- _WHAT TO DO_:
Using the listing below, please print exactly the lines from the one with "Recreate this image" through the one with "fontsize=7.8, color=TEXT, zorder=4)". Leave out every picture.

- _PROVIDED RECORDS_:
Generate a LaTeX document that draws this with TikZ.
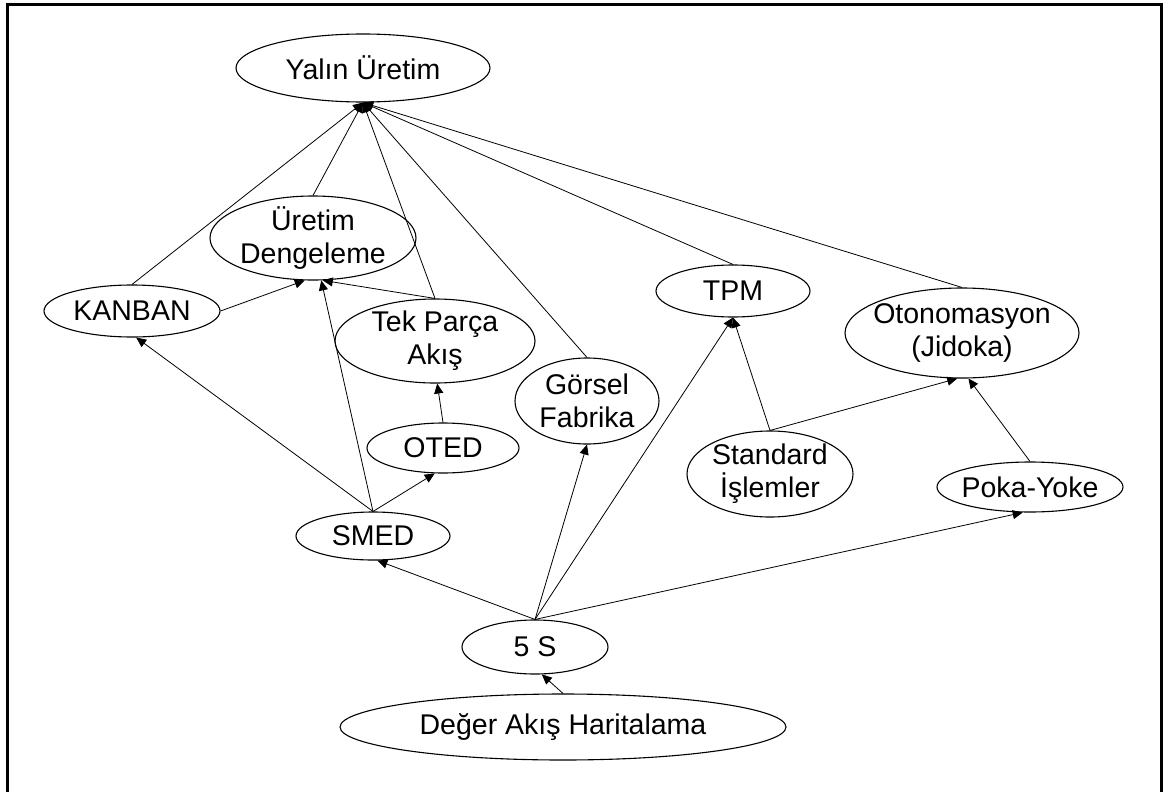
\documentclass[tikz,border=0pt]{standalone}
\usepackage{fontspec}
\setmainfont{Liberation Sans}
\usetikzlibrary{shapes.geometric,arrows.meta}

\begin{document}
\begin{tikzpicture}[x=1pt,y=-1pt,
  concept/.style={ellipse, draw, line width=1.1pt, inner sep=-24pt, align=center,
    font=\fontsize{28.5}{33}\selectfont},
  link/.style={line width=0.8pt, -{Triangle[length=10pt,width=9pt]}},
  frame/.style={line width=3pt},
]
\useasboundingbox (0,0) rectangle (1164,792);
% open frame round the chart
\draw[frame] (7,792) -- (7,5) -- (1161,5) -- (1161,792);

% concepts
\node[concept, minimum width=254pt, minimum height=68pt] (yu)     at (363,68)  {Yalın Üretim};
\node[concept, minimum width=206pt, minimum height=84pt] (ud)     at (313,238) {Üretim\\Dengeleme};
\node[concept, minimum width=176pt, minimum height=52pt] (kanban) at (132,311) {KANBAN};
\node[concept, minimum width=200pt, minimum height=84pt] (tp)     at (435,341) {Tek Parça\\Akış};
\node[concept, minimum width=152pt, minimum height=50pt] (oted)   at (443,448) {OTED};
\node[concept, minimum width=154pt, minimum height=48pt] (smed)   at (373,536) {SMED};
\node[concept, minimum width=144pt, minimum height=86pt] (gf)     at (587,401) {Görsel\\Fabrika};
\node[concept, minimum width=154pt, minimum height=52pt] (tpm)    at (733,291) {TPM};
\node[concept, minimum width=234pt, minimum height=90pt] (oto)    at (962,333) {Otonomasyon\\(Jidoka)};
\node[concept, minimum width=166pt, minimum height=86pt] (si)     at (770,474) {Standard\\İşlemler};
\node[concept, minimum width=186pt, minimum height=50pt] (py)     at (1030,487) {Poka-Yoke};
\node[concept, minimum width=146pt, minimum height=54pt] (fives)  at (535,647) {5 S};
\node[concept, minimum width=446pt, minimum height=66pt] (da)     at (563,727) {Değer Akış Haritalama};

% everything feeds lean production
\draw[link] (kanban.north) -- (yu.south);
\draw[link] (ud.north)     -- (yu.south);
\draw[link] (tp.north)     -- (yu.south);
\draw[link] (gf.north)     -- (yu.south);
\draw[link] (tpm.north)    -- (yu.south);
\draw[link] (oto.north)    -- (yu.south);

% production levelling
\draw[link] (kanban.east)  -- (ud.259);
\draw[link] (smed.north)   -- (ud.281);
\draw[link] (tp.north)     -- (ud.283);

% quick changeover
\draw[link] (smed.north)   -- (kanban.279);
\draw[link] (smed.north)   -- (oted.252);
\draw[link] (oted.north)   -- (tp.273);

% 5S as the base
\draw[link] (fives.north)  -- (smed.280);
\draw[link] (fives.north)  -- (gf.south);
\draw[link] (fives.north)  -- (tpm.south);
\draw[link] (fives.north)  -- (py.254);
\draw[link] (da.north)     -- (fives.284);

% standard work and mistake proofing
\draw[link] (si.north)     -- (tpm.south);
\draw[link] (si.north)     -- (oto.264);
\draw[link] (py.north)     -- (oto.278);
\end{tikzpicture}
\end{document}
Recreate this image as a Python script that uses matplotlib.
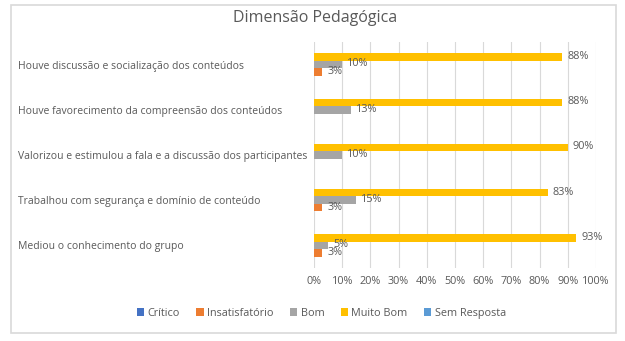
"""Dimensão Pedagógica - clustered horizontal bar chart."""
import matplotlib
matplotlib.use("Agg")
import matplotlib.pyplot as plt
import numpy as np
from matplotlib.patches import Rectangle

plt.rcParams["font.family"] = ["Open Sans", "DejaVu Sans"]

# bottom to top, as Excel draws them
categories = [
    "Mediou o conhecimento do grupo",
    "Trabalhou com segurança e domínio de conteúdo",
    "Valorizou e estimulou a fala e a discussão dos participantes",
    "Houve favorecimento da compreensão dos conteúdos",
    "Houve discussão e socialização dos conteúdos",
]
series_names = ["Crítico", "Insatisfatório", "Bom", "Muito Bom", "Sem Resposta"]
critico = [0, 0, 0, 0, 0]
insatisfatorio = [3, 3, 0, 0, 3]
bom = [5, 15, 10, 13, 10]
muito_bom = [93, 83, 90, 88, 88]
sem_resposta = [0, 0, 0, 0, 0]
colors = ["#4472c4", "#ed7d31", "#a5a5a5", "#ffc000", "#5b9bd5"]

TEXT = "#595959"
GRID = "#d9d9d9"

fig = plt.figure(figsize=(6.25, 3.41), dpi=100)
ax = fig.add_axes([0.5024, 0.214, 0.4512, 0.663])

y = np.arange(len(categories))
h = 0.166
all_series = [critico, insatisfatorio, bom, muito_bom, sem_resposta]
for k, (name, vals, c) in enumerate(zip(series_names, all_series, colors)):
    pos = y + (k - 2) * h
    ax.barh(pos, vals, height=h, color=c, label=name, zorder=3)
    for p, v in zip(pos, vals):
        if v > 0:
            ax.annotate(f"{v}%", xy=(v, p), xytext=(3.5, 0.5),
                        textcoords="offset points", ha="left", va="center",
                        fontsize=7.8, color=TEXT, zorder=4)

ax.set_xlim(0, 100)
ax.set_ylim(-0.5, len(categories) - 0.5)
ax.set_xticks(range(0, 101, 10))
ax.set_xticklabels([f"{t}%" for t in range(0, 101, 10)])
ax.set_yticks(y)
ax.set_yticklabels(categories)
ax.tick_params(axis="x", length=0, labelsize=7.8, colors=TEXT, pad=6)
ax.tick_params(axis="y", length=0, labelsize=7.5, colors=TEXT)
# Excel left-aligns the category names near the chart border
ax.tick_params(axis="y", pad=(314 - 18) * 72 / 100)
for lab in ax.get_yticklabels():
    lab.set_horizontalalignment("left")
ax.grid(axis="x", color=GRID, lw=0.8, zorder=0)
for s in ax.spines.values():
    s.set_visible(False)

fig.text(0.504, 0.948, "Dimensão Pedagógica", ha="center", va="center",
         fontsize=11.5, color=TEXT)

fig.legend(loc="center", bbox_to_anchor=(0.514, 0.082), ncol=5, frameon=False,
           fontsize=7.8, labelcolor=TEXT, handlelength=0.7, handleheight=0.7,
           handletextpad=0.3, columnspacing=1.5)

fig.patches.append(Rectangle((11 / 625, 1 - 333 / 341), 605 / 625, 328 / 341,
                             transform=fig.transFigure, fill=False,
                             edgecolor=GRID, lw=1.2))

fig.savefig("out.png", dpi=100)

- _TASK OUTPUT_:
Recreate this image as a Python script that uses matplotlib.
"""Dimensão Pedagógica - clustered horizontal bar chart."""
import matplotlib
matplotlib.use("Agg")
import matplotlib.pyplot as plt
import numpy as np
from matplotlib.patches import Rectangle

plt.rcParams["font.family"] = ["Open Sans", "DejaVu Sans"]

# bottom to top, as Excel draws them
categories = [
    "Mediou o conhecimento do grupo",
    "Trabalhou com segurança e domínio de conteúdo",
    "Valorizou e estimulou a fala e a discussão dos participantes",
    "Houve favorecimento da compreensão dos conteúdos",
    "Houve discussão e socialização dos conteúdos",
]
series_names = ["Crítico", "Insatisfatório", "Bom", "Muito Bom", "Sem Resposta"]
critico = [0, 0, 0, 0, 0]
insatisfatorio = [3, 3, 0, 0, 3]
bom = [5, 15, 10, 13, 10]
muito_bom = [93, 83, 90, 88, 88]
sem_resposta = [0, 0, 0, 0, 0]
colors = ["#4472c4", "#ed7d31", "#a5a5a5", "#ffc000", "#5b9bd5"]

TEXT = "#595959"
GRID = "#d9d9d9"

fig = plt.figure(figsize=(6.25, 3.41), dpi=100)
ax = fig.add_axes([0.5024, 0.214, 0.4512, 0.663])

y = np.arange(len(categories))
h = 0.166
all_series = [critico, insatisfatorio, bom, muito_bom, sem_resposta]
for k, (name, vals, c) in enumerate(zip(series_names, all_series, colors)):
    pos = y + (k - 2) * h
    ax.barh(pos, vals, height=h, color=c, label=name, zorder=3)
    for p, v in zip(pos, vals):
        if v > 0:
            ax.annotate(f"{v}%", xy=(v, p), xytext=(3.5, 0.5),
                        textcoords="offset points", ha="left", va="center",
                        fontsize=7.8, color=TEXT, zorder=4)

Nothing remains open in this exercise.